Но не будем о грустном. Сейчас людям, приходящим к Богу и в Церковь, очень нужна помощь – не только переходящим в православие из других конфессий. Хотя в некоторых областях протестантов больше, чем православных, особенно за Уралом. Самое-то главное – наши практические атеисты, которых во много раз больше. Они очень хотят прийти к Богу, только не знают, как, и никому не доверяют. Как мы ответим этим людям, которых большинство в нашей стране? Их не привлекает церковь в том виде, в котором она есть. Подлинной Церкви они не знают. А откуда они её узнают, когда её внутри церкви часто не знают ни клирики, ни миряне, ни даже некоторые архиереи? Какая уж там апостольская преемственность, прости, Господи! Кто им ответит? Чтобы отвечать всерьёз, нужна настоящая катехизация, а катехизация это и есть подведение итогов всей нашей церковной истории, потому что мы должны научиться отвечать на современные вопросы на современным языком – не просто на русском, а так, чтобы тебя поняли по смыслу и восприняли дух. Это совсем другая задача.

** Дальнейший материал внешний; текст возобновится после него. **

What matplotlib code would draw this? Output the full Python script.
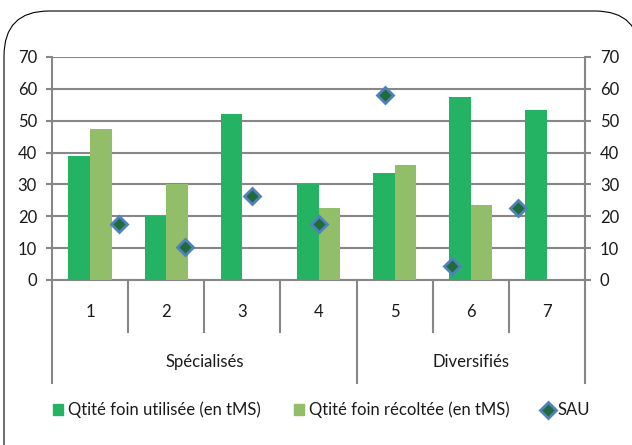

Поэтому Церковь должна всесторонне обновляться Духом Святым, а не произволом человеческим. Но Дух Святой действует через людей, а не вообще Сам по Себе, без людей или против людей. А значит, Он хочет действовать и через нас. Готовы мы к этому или нет? Что мы для этого делаем? Предлагаем стилизацию, или интеллектуальные игры, или превращаемся, прости, Господи, в коучей? Это бегство, это эскапизм недостойный священника и вообще христианина. Правильно кто-то сегодня говорил, что не надо ждать, не надо согласовывать ни с каким начальством – ни светским, ни церковным – создание общин, братств, катехизацию. Мне повезло, что я родился 70 лет назад, когда согласовывать что-то с начальством было абсолютно невозможно, и это было во благо. Поэтому я мог начать катехизацию в 71-м году. Сейчас это вызвало бы реакцию: как это вы без благословения! А когда мы вели её десятилетиями, там уже спрашивать, почему вы без благословения, было бы неуместно и смешно. И архиереи, слава Богу, это понимали, включая патриарха Алексия Второго. Таким образом, ответ на вопрос, как может меняться церковь сегодня, очень прост: давайте дадим свободу действия Духу Святому и будем сами действовать в этом Духе – личностно и соборно, церковно и ответственно, отвечая за все последствия своих слов, поступков и всего, что мы делаем сами, и тем более вместе с другими людьми. Вот пока и всё.